## [Task brief]
All the data should be repeated exactly. Any image in it is left out.

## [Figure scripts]
>>>

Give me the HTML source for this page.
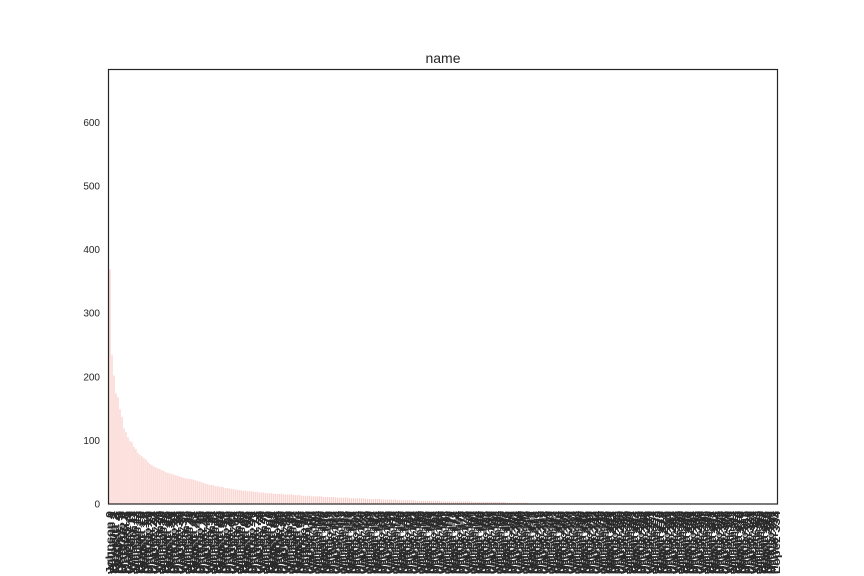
<!DOCTYPE html>
<html><head><meta charset="utf-8">
<style>
html,body{margin:0;padding:0;background:#fff;width:864px;height:576px;overflow:hidden;}
svg{display:block;font-family:"Liberation Sans",sans-serif;overflow:hidden;}
</style></head>
<body>
<svg id="chart" width="864" height="576" viewBox="0 0 864 576" xmlns="http://www.w3.org/2000/svg">
<rect width="864" height="576" fill="#fff"/>
<text x="443" y="63" font-size="14" text-anchor="middle" fill="#262626">name</text>
<g id="bars"></g>
<g id="yticks"></g>
<g id="xticks"></g>
<rect x="108.5" y="69.5" width="669" height="434.5" fill="none" stroke="#262626" stroke-width="1.2"/>
</svg>
<script>
const values = [369,234,202,174,168,149,137,119,113,105,99,97,90,86,
80,77,75,72,70,66,63,61,59,57,56,55,53,52,50,49,48,47,46,45,44,43,42,41,40,40,
39,39,38,37,36,35,34,33,32,31,30,30,29,28,28,27,27,26,25,25,24,24,23,23,22,22,21,21,21,20,20,20,
19,19,19,18,18,18,17,17,17,17,16,16,16,16,16,15,15,15,15,15,14,14,14,14,13,13,13,13,13,
12,12,12,12,12,12,11,11,11,11,11,11,10,10,10,10,10,10,10,9,9,9,9,9,9,9,9,8,8,8,8,8,8,8,8,
7,7,7,7,7,7,7,7,6,6,6,6,6,6,6,6,6,5,5,5,5,5,5,5,5,5,5,5,5,5,
4,4,4,4,4,4,4,4,4,4,4,4,4,4,4,4,3,3,3,3,3,3,3,3,3,3,3,3,3,3,3,3,3,2,2,2,2,2,2,2,2,2,2,2,
1,1,1,1,1,1,1,1,1,1,1,1,1,1,1,1,1,1,1,1,1,1,1,1,1,1,1,1,1,1,1,1,1,1,1,1,1,1,1,1,1,1,1,1,1,1,1,1,1,1,
1,1,1,1,1,1,1,1,1,1,1,1,1,1,1,1,1,1,1,1,1,1,1,1,1,1,1,1,1,1,1,1,1,1,1,1,1,1,1,1,1,1,1,1,1,1,1,1,1,1,
1,1,1,1,1,1,1,1,1,1,1,1,1,1,1,1,1,1,1,1,1,1,1,1,1];
const firstNames = ["Johnson","Williams","Brown","Garcia","Miller","Davis","Rodrigo","Martinez","Hernan","Lopez","Gonzalez","Wilson","Anderson"];
const categories = values.map((v,i)=>firstNames[i % firstNames.length] + " " + i);
const yTicks = [0,100,200,300,400,500,600];
const yMax = 683;

const L=108.5, R=777.5, T=69.5, B=504;
const n = values.length;
const step = (R-L)/n;
function xPos(i){ return L + (i+0.5)*step; }
function yPos(v){ return B - (v/yMax)*(B-T); }
const NS="http://www.w3.org/2000/svg";
const gb=document.getElementById('bars');
values.forEach((v,i)=>{
  const r=document.createElementNS(NS,'rect');
  const w=step*0.6;
  r.setAttribute('x',xPos(i)-w/2+0.5);
  r.setAttribute('y',yPos(v));
  r.setAttribute('width',w);
  r.setAttribute('height',B-yPos(v));
  r.setAttribute('fill','#f9cdc8');
  
  
  gb.appendChild(r);
});
const gy=document.getElementById('yticks');
yTicks.forEach(t=>{
  const tx=document.createElementNS(NS,'text');
  tx.setAttribute('x',100);
  tx.setAttribute('y',yPos(t)+3.5);
  tx.setAttribute('font-size','10');
  tx.setAttribute('text-anchor','end');
  tx.setAttribute('fill','#262626');
  tx.textContent=t;
  
  
  gy.appendChild(tx);
});
const gx=document.getElementById('xticks');
categories.forEach((c,i)=>{
  const tx=document.createElementNS(NS,'text');
  const x=xPos(i)+3.5, y=511;
  tx.setAttribute('x',x);
  tx.setAttribute('y',y);
  tx.setAttribute('font-size','10');
  tx.setAttribute('font-weight','bold');
  tx.setAttribute('text-anchor','end');
  tx.setAttribute('textLength','63');
  tx.setAttribute('lengthAdjust','spacingAndGlyphs');
  tx.setAttribute('fill','#2a2a2a');
  tx.setAttribute('transform','rotate(-90 '+x+' '+y+')');
  tx.textContent=c;
  
  
  gx.appendChild(tx);
});
</script>
</body></html>
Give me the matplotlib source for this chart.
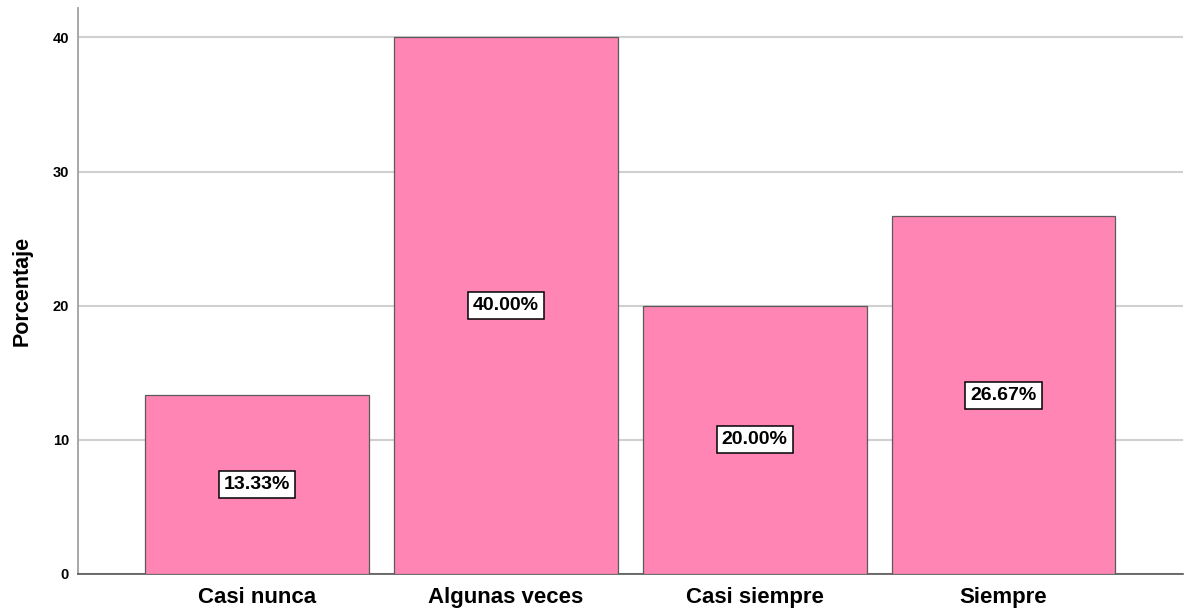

<<<

## [Result]
Give me the HTML source for this page.
<!DOCTYPE html>
<html><head><meta charset="utf-8">
<style>
html,body{margin:0;padding:0;background:#fff;width:864px;height:576px;overflow:hidden;}
svg{display:block;font-family:"Liberation Sans",sans-serif;overflow:hidden;}
</style></head>
<body>
<svg id="chart" width="864" height="576" viewBox="0 0 864 576" xmlns="http://www.w3.org/2000/svg">
<rect width="864" height="576" fill="#fff"/>
<text x="443" y="63" font-size="14" text-anchor="middle" fill="#262626">name</text>
<g id="bars"></g>
<g id="yticks"></g>
<g id="xticks"></g>
<rect x="108.5" y="69.5" width="669" height="434.5" fill="none" stroke="#262626" stroke-width="1.2"/>
</svg>
<script>
const values = [369,234,202,174,168,149,137,119,113,105,99,97,90,86,
80,77,75,72,70,66,63,61,59,57,56,55,53,52,50,49,48,47,46,45,44,43,42,41,40,40,
39,39,38,37,36,35,34,33,32,31,30,30,29,28,28,27,27,26,25,25,24,24,23,23,22,22,21,21,21,20,20,20,
19,19,19,18,18,18,17,17,17,17,16,16,16,16,16,15,15,15,15,15,14,14,14,14,13,13,13,13,13,
12,12,12,12,12,12,11,11,11,11,11,11,10,10,10,10,10,10,10,9,9,9,9,9,9,9,9,8,8,8,8,8,8,8,8,
7,7,7,7,7,7,7,7,6,6,6,6,6,6,6,6,6,5,5,5,5,5,5,5,5,5,5,5,5,5,
4,4,4,4,4,4,4,4,4,4,4,4,4,4,4,4,3,3,3,3,3,3,3,3,3,3,3,3,3,3,3,3,3,2,2,2,2,2,2,2,2,2,2,2,
1,1,1,1,1,1,1,1,1,1,1,1,1,1,1,1,1,1,1,1,1,1,1,1,1,1,1,1,1,1,1,1,1,1,1,1,1,1,1,1,1,1,1,1,1,1,1,1,1,1,
1,1,1,1,1,1,1,1,1,1,1,1,1,1,1,1,1,1,1,1,1,1,1,1,1,1,1,1,1,1,1,1,1,1,1,1,1,1,1,1,1,1,1,1,1,1,1,1,1,1,
1,1,1,1,1,1,1,1,1,1,1,1,1,1,1,1,1,1,1,1,1,1,1,1,1];
const firstNames = ["Johnson","Williams","Brown","Garcia","Miller","Davis","Rodrigo","Martinez","Hernan","Lopez","Gonzalez","Wilson","Anderson"];
const categories = values.map((v,i)=>firstNames[i % firstNames.length] + " " + i);
const yTicks = [0,100,200,300,400,500,600];
const yMax = 683;

const L=108.5, R=777.5, T=69.5, B=504;
const n = values.length;
const step = (R-L)/n;
function xPos(i){ return L + (i+0.5)*step; }
function yPos(v){ return B - (v/yMax)*(B-T); }
const NS="http://www.w3.org/2000/svg";
const gb=document.getElementById('bars');
values.forEach((v,i)=>{
  const r=document.createElementNS(NS,'rect');
  const w=step*0.6;
  r.setAttribute('x',xPos(i)-w/2+0.5);
  r.setAttribute('y',yPos(v));
  r.setAttribute('width',w);
  r.setAttribute('height',B-yPos(v));
  r.setAttribute('fill','#f9cdc8');
  
  
  gb.appendChild(r);
});
const gy=document.getElementById('yticks');
yTicks.forEach(t=>{
  const tx=document.createElementNS(NS,'text');
  tx.setAttribute('x',100);
  tx.setAttribute('y',yPos(t)+3.5);
  tx.setAttribute('font-size','10');
  tx.setAttribute('text-anchor','end');
  tx.setAttribute('fill','#262626');
  tx.textContent=t;
  
  
  gy.appendChild(tx);
});
const gx=document.getElementById('xticks');
categories.forEach((c,i)=>{
  const tx=document.createElementNS(NS,'text');
  const x=xPos(i)+3.5, y=511;
  tx.setAttribute('x',x);
  tx.setAttribute('y',y);
  tx.setAttribute('font-size','10');
  tx.setAttribute('font-weight','bold');
  tx.setAttribute('text-anchor','end');
  tx.setAttribute('textLength','63');
  tx.setAttribute('lengthAdjust','spacingAndGlyphs');
  tx.setAttribute('fill','#2a2a2a');
  tx.setAttribute('transform','rotate(-90 '+x+' '+y+')');
  tx.textContent=c;
  
  
  gx.appendChild(tx);
});
</script>
</body></html>
Give me the matplotlib source for this chart.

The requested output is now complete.